The Exascale Geostatistics project (ExaGeoStat) is a parallel high performance unified framework for geostatistics on manycore systems. The framework aims at optimizing the likelihood function for a given spatial data in order to provide an efficient methodology for predicting missing observations, e.g., in the context of climate and weather forecasting. The framework targets many-core shared and distributed-memory systems, composed of x86 and GPUs.

Vision of ExaGeoStat

ExaGeoStat is a collaboration between the KAUST Statistics group and the Extreme Computing Research Center (ECRC). Its contribution lies not in a new algorithm nor in a new data set, but in demonstrating routine use of the larger data sets becoming available to geospatial statisticians, thanks to the implementation of state-of-the-art statistical algorithms on high-performance computing (HPC) hardware.

We have built a standalone software framework (ExaGeoStat) that is able to run on a variety of hardware resources, including GPUs and massive distributed systems such as Shaheen, KAUST's Cray XC40 supercomputer, and to create a statistical model to predict environmental data (i.e., temperature, flow rates, soil moisture, wind speed, etc.) at spatial locations on which data is missing, and to exploit large amounts of data to reduce the effect of individual measurement errors. The best-known methods for such statistical processing have a cost that grows rapidly in the size of the data set, namely, in proportion to its cube, or third power. Thus, increasing the size of data set by a factor ten drives up the cost of the computation by a factor of a thousand, while simultaneously driving up the memory requirements by a factor o hundred.

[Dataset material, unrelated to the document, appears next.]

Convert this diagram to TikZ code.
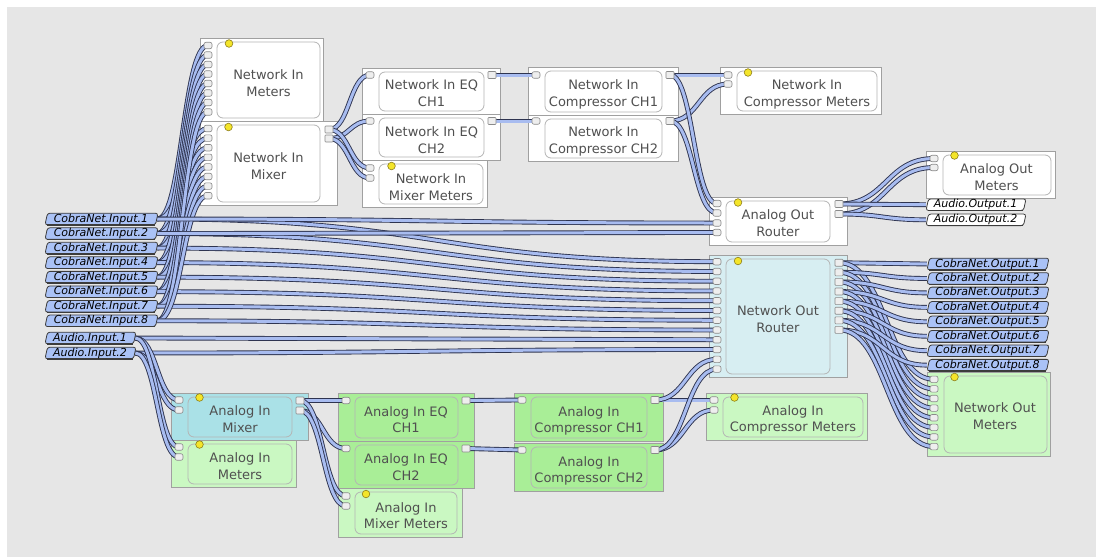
\documentclass[tikz,border=0pt]{standalone}
\usepackage{fontspec}
\setmainfont{DejaVu Sans}
\usetikzlibrary{calc}
\definecolor{bgc}{HTML}{E6E6E6}
\definecolor{outl}{HTML}{A0A0A0}
\definecolor{innl}{HTML}{B4B4B4}
\definecolor{norc}{HTML}{D7EEF2}
\definecolor{aimxc}{HTML}{AAE1E7}
\definecolor{sgreen}{HTML}{A9EE97}
\definecolor{lgreen}{HTML}{CAF8C2}
\definecolor{txt}{HTML}{505050}
\definecolor{cabdark}{HTML}{2E3450}
\definecolor{cablight}{HTML}{A8BCF0}
\definecolor{tagblue}{HTML}{AAC2F6}
\definecolor{tagline}{HTML}{3C3C3C}
\definecolor{dotfill}{HTML}{F4E52A}
\definecolor{dotline}{HTML}{8C7D1A}
\definecolor{portfill}{HTML}{EEEEEE}
\definecolor{portline}{HTML}{8A8A8A}
\pgfdeclarelayer{boxes}
\pgfdeclarelayer{cables}
\pgfsetlayers{boxes,cables,main}
\tikzset{
 outerb/.style={draw=outl, line width=0.8pt},
 innerb/.style={draw=innl, line width=0.8pt, rounded corners=6pt},
 lbl/.style={align=center, text=txt, inner sep=0pt, font=\fontsize{13}{16.7}\selectfont},
 inport/.style={draw=portline, fill=portfill, line width=0.6pt, minimum width=8pt, minimum height=6.5pt, inner sep=0pt, rounded corners=2pt},
 outport/.style={inport, rounded corners=0.8pt, minimum height=7pt},
 cable/.style={draw=cabdark, line width=0.9pt, double=cablight, double distance=3pt},
 dotst/.style={draw=dotline, fill=dotfill, line width=0.6pt},
 tagshape/.style={draw=tagline, line width=0.8pt, rounded corners=2.5pt},
 tagtext/.style={inner sep=0pt, minimum height=11pt, font=\fontsize{11}{12}\selectfont\itshape, text=black},
}
\newcommand\blk[6]{%
 \draw[outerb,fill=#5] (#1,#2) rectangle (#3,#4);
 \draw[innerb,fill=#5] (#1+17,#2+4) rectangle (#3-#6,#4-3);}
\newcommand\ydot[2]{\draw[dotst] (#1,#2) circle (3.8pt);}
\newcommand\tagat[6]{%
 \draw[tagshape,fill=#5] (#2+2.5,#4-5.8) -- (#3+1,#4-5.8) -- (#3-1.5,#4+5.8) -- (#2,#4+5.8) -- cycle;
 \draw[tagline,line width=1.2pt] (#2+1.5,#4+5.9) -- (#3-2.5,#4+5.9);
 \node[tagtext,minimum width={#3-#2}] (#1) at ({(#2+#3)/2},#4) {#6};}
\newcommand\cab[2]{%
 \begin{pgfonlayer}{cables}
 \draw[cable] let \p1=(#1), \p2=(#2), \n1={max(abs(\x2-\x1)/2,10pt)} in (\p1) .. controls (\x1+\n1,\y1) and (\x2-\n1,\y2) .. (\p2);
 \end{pgfonlayer}}
\begin{document}
\begin{tikzpicture}[x=1pt,y=-1pt]
\useasboundingbox (0,0) rectangle (1096,557);
\begin{pgfonlayer}{boxes}
\fill[white] (0,0) rectangle (1096,557);
\fill[bgc] (7,7) rectangle (1096,557);
% network side
\blk{200}{38}{323}{121}{white}{3}
\blk{200}{121}{337}{205}{white}{17}
\blk{362}{68}{500}{114}{white}{16}
\blk{362}{114}{500}{160}{white}{16}
\blk{362}{160}{487}{207}{white}{4}
\blk{528}{67}{678}{115}{white}{16}
\blk{528}{115}{678}{161}{white}{16}
\blk{720}{67}{881}{114}{white}{4}
\blk{926}{151}{1055}{198}{white}{4}
\blk{709}{197}{847}{245}{white}{17}
\blk{709}{255}{847}{377}{norc}{17}
\blk{927}{372}{1050}{456}{lgreen}{3}
% analog side
\blk{706}{393}{867}{440}{lgreen}{4}
\blk{514}{393}{663}{441}{sgreen}{16}
\blk{514}{443}{663}{491}{sgreen}{16}
\blk{171}{393}{308}{440}{aimxc}{16}
\blk{171}{440}{296}{487}{lgreen}{4}
\blk{338}{393}{474}{441}{sgreen}{16}
\blk{338}{441}{474}{488}{sgreen}{16}
\blk{338}{488}{462}{537}{lgreen}{5}
% dots
\ydot{229}{43.5} \ydot{228.5}{127} \ydot{391.5}{166} \ydot{748}{72.5}
\ydot{954.5}{155.5} \ydot{738}{202.5} \ydot{738}{261} \ydot{954.5}{377}
\ydot{734.5}{397.5} \ydot{199.5}{397.5} \ydot{199.5}{444.5} \ydot{366}{494}
% labels
\node[lbl] (nim) at (268.5,83) {Network In\\Meters};
\node[lbl] (nimx) at (268.5,166) {Network In\\Mixer};
\node[lbl] (eq1) at (431.5,93.3) {Network In EQ\\CH1};
\node[lbl] (eq2) at (431.5,140) {Network In EQ\\CH2};
\node[lbl] (nimm) at (431,187.4) {Network In\\Mixer Meters};
\node[lbl] (c1) at (603.5,94.5) {Network In\\Compressor CH1};
\node[lbl] (c2) at (603.5,141.3) {Network In\\Compressor CH2};
\node[lbl] (nicm) at (807,94.5) {Network In\\Compressor Meters};
\node[lbl] (aom) at (996.5,177.2) {Analog Out\\Meters};
\node[lbl] (aor) at (778,223.3) {Analog Out\\Router};
\node[lbl] (nor) at (778,319) {Network Out\\Router};
\node[lbl] (nom) at (995,416) {Network Out\\Meters};
\node[lbl] (aicm) at (793,420) {Analog In\\Compressor Meters};
\node[lbl] (ac1) at (589,421) {Analog In\\Compressor CH1};
\node[lbl] (ac2) at (589,470.8) {Analog In\\Compressor CH2};
\node[lbl] (aimx) at (240,419.2) {Analog In\\Mixer};
\node[lbl] (aim) at (240,466.3) {Analog In\\Meters};
\node[lbl] (aeq1) at (406,419.7) {Analog In EQ\\CH1};
\node[lbl] (aeq2) at (406,467) {Analog In EQ\\CH2};
\node[lbl] (aimm) at (406,515.7) {Analog In\\Mixer Meters};
\end{pgfonlayer}
% ports
\foreach \i in {1,...,8}{
 \node[inport] (nimI\i) at (208,{45.5+9.5*(\i-1)}) {};
 \node[inport] (nimxI\i) at (208,{128.5+9.6*(\i-1)}) {};
 \node[outport] (norO\i) at (839,{262.7+9.6*(\i-1)}) {};
 \node[inport] (nomI\i) at (934,{379.3+9.62*(\i-1)}) {};
}
\foreach \i in {1,...,12}{\node[inport] (norI\i) at (717,{261.7+9.76*(\i-1)}) {};}
\node[outport] (nimxO1) at (329,129.5) {};
\node[outport] (nimxO2) at (329,138.5) {};
\node[inport] (eq1I) at (370,75) {};
\node[outport] (eq1O) at (492,75) {};
\node[inport] (eq2I) at (370,121) {};
\node[outport] (eq2O) at (492,121) {};
\node[inport] (nimmI1) at (370,168) {};
\node[inport] (nimmI2) at (370,178) {};
\node[inport] (c1I) at (536,75) {};
\node[outport] (c1O) at (670,75) {};
\node[inport] (c2I) at (536,121) {};
\node[outport] (c2O) at (670,121) {};
\node[inport] (nicmI1) at (728,75) {};
\node[inport] (nicmI2) at (728,84) {};
\node[inport] (aomI1) at (934,158.5) {};
\node[inport] (aomI2) at (934,167.5) {};
\node[inport] (aorI1) at (717,203.5) {};
\node[inport] (aorI2) at (717,213) {};
\node[inport] (aorI3) at (717,223) {};
\node[inport] (aorI4) at (717,232.5) {};
\node[outport] (aorO1) at (839,204) {};
\node[outport] (aorO2) at (839,214) {};
\node[inport] (aicmI1) at (714,400) {};
\node[inport] (aicmI2) at (714,410) {};
\node[inport] (ac1I) at (522,400) {};
\node[outport] (ac1O) at (655,400) {};
\node[inport] (ac2I) at (522,450) {};
\node[outport] (ac2O) at (655,450) {};
\node[inport] (aimxI1) at (179,400) {};
\node[inport] (aimxI2) at (179,410) {};
\node[outport] (aimxO1) at (300,400.5) {};
\node[outport] (aimxO2) at (300,410.5) {};
\node[inport] (aimI1) at (179,447) {};
\node[inport] (aimI2) at (179,457) {};
\node[inport] (aeq1I) at (346,400.5) {};
\node[outport] (aeq1O) at (466,400.5) {};
\node[inport] (aeq2I) at (346,448.5) {};
\node[outport] (aeq2O) at (466,448.5) {};
\node[inport] (aimmI1) at (346,496) {};
\node[inport] (aimmI2) at (346,506) {};
% tags
\foreach \i in {1,...,8}{\pgfmathsetmacro\yy{219+14.54*(\i-1)}\tagat{ci\i}{45}{157}{\yy}{tagblue}{CobraNet.Input.\i}}
\tagat{ai1}{45}{135}{338}{tagblue}{Audio.Input.1}
\tagat{ai2}{45}{135}{353}{tagblue}{Audio.Input.2}
\foreach \i in {1,...,8}{\pgfmathsetmacro\yy{264+14.45*(\i-1)}\tagat{co\i}{927}{1048}{\yy}{tagblue}{CobraNet.Output.\i}}
\tagat{ao1}{926}{1025}{204.7}{white}{Audio.Output.1}
\tagat{ao2}{926}{1025}{219.8}{white}{Audio.Output.2}
% cables
\foreach \i in {1,...,8}{
 \cab{ci\i.east}{nimI\i.center}
 \cab{ci\i.east}{nimxI\i.center}
 \cab{ci\i.east}{norI\i.center}
 \cab{norO\i.center}{co\i.west}
 \cab{norO\i.center}{nomI\i.center}
}
\cab{ci1.east}{aorI3.center}
\cab{ci2.east}{aorI4.center}
\cab{ai1.east}{norI9.center}
\cab{ai2.east}{norI10.center}
\cab{ai1.east}{aimxI1.center}
\cab{ai2.east}{aimxI2.center}
\cab{ai1.east}{aimI1.center}
\cab{ai2.east}{aimI2.center}
\cab{nimxO1.center}{eq1I.center}
\cab{nimxO2.center}{eq2I.center}
\cab{nimxO1.center}{nimmI1.center}
\cab{nimxO2.center}{nimmI2.center}
\cab{eq1O.center}{c1I.center}
\cab{eq2O.center}{c2I.center}
\cab{c1O.center}{nicmI1.center}
\cab{c2O.center}{nicmI2.center}
\cab{c1O.center}{aorI1.center}
\cab{c2O.center}{aorI2.center}
\cab{aorO1.center}{aomI1.center}
\cab{aorO2.center}{aomI2.center}
\cab{aorO1.center}{ao1.west}
\cab{aorO2.center}{ao2.west}
\cab{aimxO1.center}{aeq1I.center}
\cab{aimxO2.center}{aeq2I.center}
\cab{aimxO1.center}{aimmI1.center}
\cab{aimxO2.center}{aimmI2.center}
\cab{aeq1O.center}{ac1I.center}
\cab{aeq2O.center}{ac2I.center}
\cab{ac1O.center}{aicmI1.center}
\cab{ac2O.center}{aicmI2.center}
\cab{ac1O.center}{norI11.center}
\cab{ac2O.center}{norI12.center}
\end{tikzpicture}
\end{document}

For instance, according to this cubic growth in complexity, a computation that requires one minute would require nearly 17 hours on a data set just ten times larger. This creates a computational strain on standard statistics software, for which contemporary data sizes were not anticipated; and even if possible, it puts the computation beyond the interactive attention span of the analyst. Parallelism (assigning thousands of processors to the single task) and Moore's Law allow leading edge computers to handle such "big data" with ease, but the software bridge must be built. Furthermore, the software interface must resemble the interactive one with which working statisticians are familiar.

To summarize, the combination of emerging computing capabilities and emerging datasets promises significant advances in statistical analyses of environmental and many other phenomena. Such cross-disciplinary advances are natural at KAUST, which is why this relatively low-hanging fruit was ours to harvest earliest. Our roadmap is take ExaGeoStat a step further on the algorithmic side by introducing a new type of approximation (hierarchical tile low-rank approximation) that is systematic and whose errors can be understood and controlled, in order to further expand practical problem sizes for even modest computational resources, since most working statisticians lack access to systems like Shaheen.

Current Features of ExaGeoStat

Operations:

Generating synthetic datasets that mimic climate/weather model (i.e., generate longitudes, latitudes and observations),
Evaluating Maximum Likelihood function for both real and synthetic datasets using exact, Diagonal Super Tile (DST), and Tile Low-Rank (TLR) computation, and,
Predicting unknown observations using the estimated theta parameters of the Maximum likelihood function (i.e., variance, smoothness, range).